Leave out the images; return the rest of the data exactly.
═════ Stored data ═════
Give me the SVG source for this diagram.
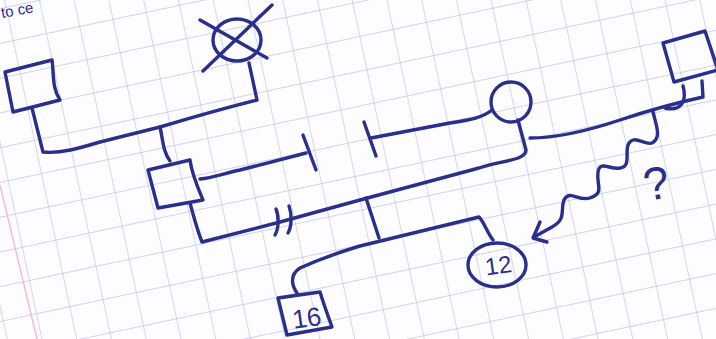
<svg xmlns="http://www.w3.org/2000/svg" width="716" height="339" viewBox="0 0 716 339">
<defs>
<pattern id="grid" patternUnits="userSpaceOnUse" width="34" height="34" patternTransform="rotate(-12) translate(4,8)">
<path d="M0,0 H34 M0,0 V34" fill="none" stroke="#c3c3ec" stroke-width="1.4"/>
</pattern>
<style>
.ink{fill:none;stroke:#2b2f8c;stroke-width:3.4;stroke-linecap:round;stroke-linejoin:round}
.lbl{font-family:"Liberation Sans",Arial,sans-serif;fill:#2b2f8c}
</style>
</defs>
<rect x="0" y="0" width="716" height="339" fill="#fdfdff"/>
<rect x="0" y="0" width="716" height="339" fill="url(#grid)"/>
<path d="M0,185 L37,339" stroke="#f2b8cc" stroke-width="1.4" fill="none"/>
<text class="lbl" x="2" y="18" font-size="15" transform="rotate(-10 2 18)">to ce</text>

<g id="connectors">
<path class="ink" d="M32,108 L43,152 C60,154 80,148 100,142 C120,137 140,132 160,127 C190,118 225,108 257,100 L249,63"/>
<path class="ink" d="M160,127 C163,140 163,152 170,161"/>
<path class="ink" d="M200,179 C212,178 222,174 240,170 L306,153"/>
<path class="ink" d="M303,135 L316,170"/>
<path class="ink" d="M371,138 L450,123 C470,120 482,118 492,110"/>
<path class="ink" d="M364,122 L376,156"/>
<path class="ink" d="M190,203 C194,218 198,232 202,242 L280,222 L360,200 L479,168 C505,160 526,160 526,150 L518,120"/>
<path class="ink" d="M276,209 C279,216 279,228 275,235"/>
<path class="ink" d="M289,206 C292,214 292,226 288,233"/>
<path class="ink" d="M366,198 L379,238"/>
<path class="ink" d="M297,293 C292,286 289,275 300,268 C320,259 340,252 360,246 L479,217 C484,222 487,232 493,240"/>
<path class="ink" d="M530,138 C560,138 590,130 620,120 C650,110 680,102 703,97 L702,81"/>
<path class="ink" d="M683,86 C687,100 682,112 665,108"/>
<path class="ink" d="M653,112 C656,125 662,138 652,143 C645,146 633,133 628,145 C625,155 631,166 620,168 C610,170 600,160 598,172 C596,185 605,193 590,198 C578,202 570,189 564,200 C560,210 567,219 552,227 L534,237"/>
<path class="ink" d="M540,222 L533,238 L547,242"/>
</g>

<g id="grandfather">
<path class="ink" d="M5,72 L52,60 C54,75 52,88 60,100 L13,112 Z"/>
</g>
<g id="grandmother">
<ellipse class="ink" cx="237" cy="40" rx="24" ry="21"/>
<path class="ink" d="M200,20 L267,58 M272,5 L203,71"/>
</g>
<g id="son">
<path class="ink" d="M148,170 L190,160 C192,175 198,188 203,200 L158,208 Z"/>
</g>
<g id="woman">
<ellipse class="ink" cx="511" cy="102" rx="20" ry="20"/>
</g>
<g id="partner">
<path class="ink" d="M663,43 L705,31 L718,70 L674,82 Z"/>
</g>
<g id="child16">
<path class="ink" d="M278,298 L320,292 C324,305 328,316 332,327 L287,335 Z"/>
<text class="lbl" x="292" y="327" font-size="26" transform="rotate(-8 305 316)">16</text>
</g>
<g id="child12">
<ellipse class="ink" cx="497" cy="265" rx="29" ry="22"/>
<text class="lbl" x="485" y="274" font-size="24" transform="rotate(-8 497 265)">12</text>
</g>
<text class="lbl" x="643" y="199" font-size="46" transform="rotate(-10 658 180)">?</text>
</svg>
═════
• [Expected output]:
Give me the SVG source for this diagram.
<svg xmlns="http://www.w3.org/2000/svg" width="716" height="339" viewBox="0 0 716 339">
<defs>
<pattern id="grid" patternUnits="userSpaceOnUse" width="34" height="34" patternTransform="rotate(-12) translate(4,8)">
<path d="M0,0 H34 M0,0 V34" fill="none" stroke="#c3c3ec" stroke-width="1.4"/>
</pattern>
<style>
.ink{fill:none;stroke:#2b2f8c;stroke-width:3.4;stroke-linecap:round;stroke-linejoin:round}
.lbl{font-family:"Liberation Sans",Arial,sans-serif;fill:#2b2f8c}
</style>
</defs>
<rect x="0" y="0" width="716" height="339" fill="#fdfdff"/>
<rect x="0" y="0" width="716" height="339" fill="url(#grid)"/>
<path d="M0,185 L37,339" stroke="#f2b8cc" stroke-width="1.4" fill="none"/>
<text class="lbl" x="2" y="18" font-size="15" transform="rotate(-10 2 18)">to ce</text>

<g id="connectors">
<path class="ink" d="M32,108 L43,152 C60,154 80,148 100,142 C120,137 140,132 160,127 C190,118 225,108 257,100 L249,63"/>
<path class="ink" d="M160,127 C163,140 163,152 170,161"/>
<path class="ink" d="M200,179 C212,178 222,174 240,170 L306,153"/>
<path class="ink" d="M303,135 L316,170"/>
<path class="ink" d="M371,138 L450,123 C470,120 482,118 492,110"/>
<path class="ink" d="M364,122 L376,156"/>
<path class="ink" d="M190,203 C194,218 198,232 202,242 L280,222 L360,200 L479,168 C505,160 526,160 526,150 L518,120"/>
<path class="ink" d="M276,209 C279,216 279,228 275,235"/>
<path class="ink" d="M289,206 C292,214 292,226 288,233"/>
<path class="ink" d="M366,198 L379,238"/>
<path class="ink" d="M297,293 C292,286 289,275 300,268 C320,259 340,252 360,246 L479,217 C484,222 487,232 493,240"/>
<path class="ink" d="M530,138 C560,138 590,130 620,120 C650,110 680,102 703,97 L702,81"/>
<path class="ink" d="M683,86 C687,100 682,112 665,108"/>
<path class="ink" d="M653,112 C656,125 662,138 652,143 C645,146 633,133 628,145 C625,155 631,166 620,168 C610,170 600,160 598,172 C596,185 605,193 590,198 C578,202 570,189 564,200 C560,210 567,219 552,227 L534,237"/>
<path class="ink" d="M540,222 L533,238 L547,242"/>
</g>

<g id="grandfather">
<path class="ink" d="M5,72 L52,60 C54,75 52,88 60,100 L13,112 Z"/>
</g>
<g id="grandmother">
<ellipse class="ink" cx="237" cy="40" rx="24" ry="21"/>
<path class="ink" d="M200,20 L267,58 M272,5 L203,71"/>
</g>
<g id="son">
<path class="ink" d="M148,170 L190,160 C192,175 198,188 203,200 L158,208 Z"/>
</g>
<g id="woman">
<ellipse class="ink" cx="511" cy="102" rx="20" ry="20"/>
</g>
<g id="partner">
<path class="ink" d="M663,43 L705,31 L718,70 L674,82 Z"/>
</g>
<g id="child16">
<path class="ink" d="M278,298 L320,292 C324,305 328,316 332,327 L287,335 Z"/>
<text class="lbl" x="292" y="327" font-size="26" transform="rotate(-8 305 316)">16</text>
</g>
<g id="child12">
<ellipse class="ink" cx="497" cy="265" rx="29" ry="22"/>
<text class="lbl" x="485" y="274" font-size="24" transform="rotate(-8 497 265)">12</text>
</g>
<text class="lbl" x="643" y="199" font-size="46" transform="rotate(-10 658 180)">?</text>
</svg>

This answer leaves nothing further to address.